__Code that draws figures__:
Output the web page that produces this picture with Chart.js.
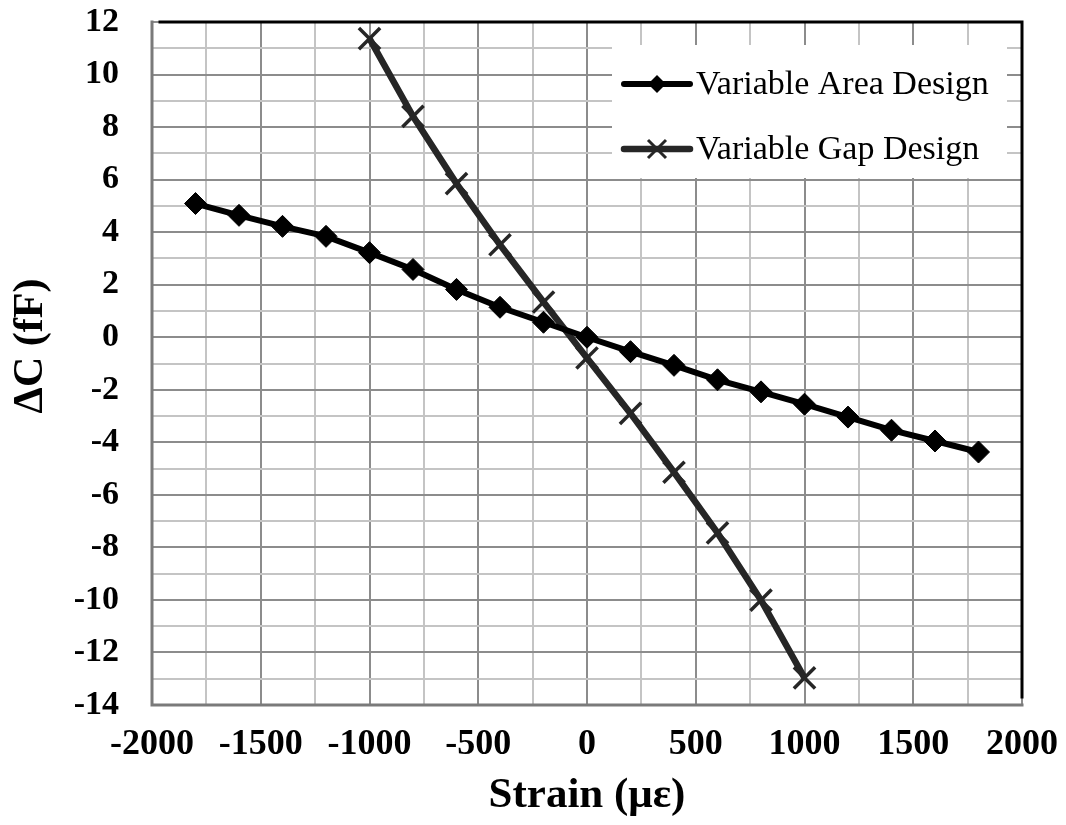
<!DOCTYPE html>
<html>
<head>
<meta charset="utf-8">
<script src="https://cdn.jsdelivr.net/npm/chart.js@4/dist/chart.umd.min.js"></script>
<style>
  html, body { margin: 0; padding: 0; background: #fff; }
  #wrap { width: 1066px; height: 825px; }
</style>
</head>
<body>
<div id="wrap"><canvas id="c" width="1066" height="825"></canvas></div>
<script>
// Strain sweep (µε) and capacitance change (fF) for the two sensor designs
const strainArea = [-1800, -1600, -1400, -1200, -1000, -800, -600, -400, -200, 0, 200, 400, 600, 800, 1000, 1200, 1400, 1600, 1800];
const areaValues = [5.09, 4.64, 4.22, 3.84, 3.22, 2.58, 1.82, 1.14, 0.57, 0.0, -0.55, -1.07, -1.62, -2.08, -2.55, -3.04, -3.54, -3.95, -4.37];

const strainGap = [-1000, -800, -600, -400, -200, 0, 200, 400, 600, 800, 1000];
const gapValues = [11.37, 8.41, 5.85, 3.52, 1.34, -0.79, -2.9, -5.14, -7.45, -10.01, -12.97];

const seriesNames = ['Variable Area Design', 'Variable Gap Design'];
const xTitle = 'Strain (\u03BC\u03B5)';
const yTitle = '\u0394C (fF)';

const SERIF = '"Liberation Serif", "Times New Roman", serif';
const areaColor = '#000000';
const gapColor = '#262626';

const toPoints = (xs, ys) => xs.map((x, i) => ({ x: x, y: ys[i] }));

// Plot frame: grey left/bottom edges, black top/right edges
const framePlugin = {
  id: 'frame',
  afterDatasetsDraw(chart) {
    const { ctx, chartArea: a } = chart;
    ctx.save();
    ctx.lineCap = 'square';
    ctx.strokeStyle = '#7a7a7a';
    ctx.lineWidth = 3;
    ctx.beginPath();
    ctx.moveTo(a.left, a.top);
    ctx.lineTo(a.left, a.bottom);
    ctx.lineTo(a.right, a.bottom);
    ctx.stroke();
    ctx.strokeStyle = '#000';
    ctx.lineWidth = 3;
    ctx.beginPath();
    ctx.moveTo(a.left + 8, a.top);
    ctx.lineTo(a.right, a.top);
    ctx.lineTo(a.right, a.bottom - 8);
    ctx.stroke();
    ctx.restore();
  }
};

// Vertical axis title, set slightly above the middle of the axis
const yTitlePlugin = {
  id: 'yTitle',
  afterDraw(chart) {
    const { ctx } = chart;
    ctx.save();
    ctx.translate(31, 346);
    ctx.rotate(-Math.PI / 2);
    ctx.fillStyle = '#000';
    ctx.font = 'bold 42px ' + SERIF;
    ctx.textAlign = 'center';
    ctx.textBaseline = 'middle';
    ctx.fillText(yTitle, 0, 0);
    ctx.restore();
  }
};

// Boxed legend inside the plot area (top right)
const insetLegend = {
  id: 'insetLegend',
  afterDraw(chart) {
    const { ctx, chartArea: a } = chart;
    const boxL = a.right - 410, boxT = a.top + 23, boxW = 395, boxH = 133;
    ctx.save();
    ctx.fillStyle = '#fff';
    ctx.fillRect(boxL, boxT, boxW, boxH);
    const rows = [
      { label: seriesNames[0], color: areaColor, width: 6, marker: 'diamond' },
      { label: seriesNames[1], color: gapColor, width: 6.5, marker: 'cross' }
    ];
    rows.forEach((r, i) => {
      const y = boxT + 39 + i * 65;
      const x0 = boxL + 12, x1 = boxL + 78, xm = (x0 + x1) / 2;
      ctx.strokeStyle = r.color;
      ctx.lineWidth = r.width;
      ctx.lineCap = 'round';
      ctx.beginPath();
      ctx.moveTo(x0, y);
      ctx.lineTo(x1, y);
      ctx.stroke();
      if (r.marker === 'diamond') {
        ctx.fillStyle = r.color;
        ctx.beginPath();
        ctx.moveTo(xm, y - 9);
        ctx.lineTo(xm + 9, y);
        ctx.lineTo(xm, y + 9);
        ctx.lineTo(xm - 9, y);
        ctx.closePath();
        ctx.fill();
      } else {
        ctx.lineWidth = 3;
        ctx.lineCap = 'butt';
        ctx.beginPath();
        ctx.moveTo(xm - 9, y - 9);
        ctx.lineTo(xm + 9, y + 9);
        ctx.moveTo(xm + 9, y - 9);
        ctx.lineTo(xm - 9, y + 9);
        ctx.stroke();
      }
      ctx.fillStyle = '#000';
      ctx.font = '34px ' + SERIF;
      ctx.textAlign = 'left';
      ctx.textBaseline = 'middle';
      ctx.fillText(r.label, x1 + 6, y + 1);
    });
    ctx.restore();
  }
};

const gridColor = (major) => (ctx) => {
  const v = ctx.tick ? ctx.tick.value : 0;
  return Math.abs(v % major) < 1e-9 ? '#8c8c8c' : '#c4c4c4';
};

new Chart(document.getElementById('c'), {
  type: 'line',
  data: {
    datasets: [
      {
        label: seriesNames[0],
        data: toPoints(strainArea, areaValues),
        borderColor: areaColor,
        backgroundColor: areaColor,
        borderWidth: 6,
        pointStyle: 'rectRot',
        pointRadius: 11,
        pointBorderWidth: 1,
        tension: 0
      },
      {
        label: seriesNames[1],
        data: toPoints(strainGap, gapValues),
        borderColor: gapColor,
        backgroundColor: gapColor,
        borderWidth: 6.5,
        pointStyle: 'crossRot',
        pointRadius: 15,
        pointBorderWidth: 3.5,
        tension: 0
      }
    ]
  },
  options: {
    responsive: false,
    animation: false,
    layout: { padding: { top: 22, right: 44, left: 0, bottom: 0 } },
    plugins: {
      legend: { display: false },
      tooltip: { enabled: false }
    },
    scales: {
      x: {
        type: 'linear',
        min: -2000,
        max: 2000,
        afterFit(s) { s.height = 120; s.paddingLeft = 0; s.paddingRight = 0; },
        ticks: {
          stepSize: 250,
          autoSkip: false,
          maxRotation: 0,
          padding: 18,
          color: '#000',
          font: { family: SERIF, size: 36, weight: 'bold' },
          callback: (v) => (v % 500 === 0 ? String(v) : '')
        },
        grid: { color: gridColor(500), lineWidth: 2, drawTicks: false },
        border: { display: false },
        title: {
          display: true,
          text: xTitle,
          color: '#000',
          font: { family: SERIF, size: 43, weight: 'bold' },
          padding: { top: 0, bottom: 3 }
        }
      },
      y: {
        type: 'linear',
        min: -14,
        max: 12,
        afterFit(s) { s.width = 152; s.paddingTop = 0; s.paddingBottom = 0; },
        ticks: {
          stepSize: 1,
          autoSkip: false,
          padding: 33,
          color: '#000',
          font: { family: SERIF, size: 34, weight: 'bold' },
          callback: (v) => (v % 2 === 0 ? String(v) : '')
        },
        grid: { color: gridColor(2), lineWidth: 2, drawTicks: false },
        border: { display: false },
        title: { display: false }
      }
    }
  },
  plugins: [framePlugin, yTitlePlugin, insetLegend]
});
</script>
</body>
</html>
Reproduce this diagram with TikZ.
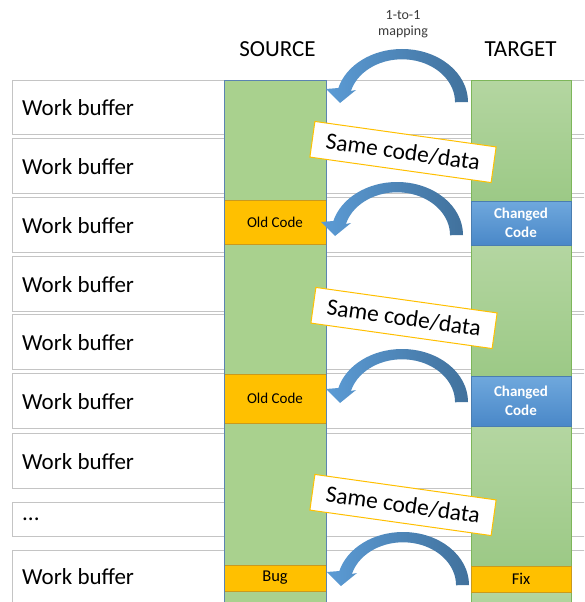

__WRITTEN TASK__: Show the lines from the data above that contain the string "with".

__PROBLEM SOLUTION__:
Output the web page that produces this picture with Chart.js.
Reproduce this diagram with TikZ.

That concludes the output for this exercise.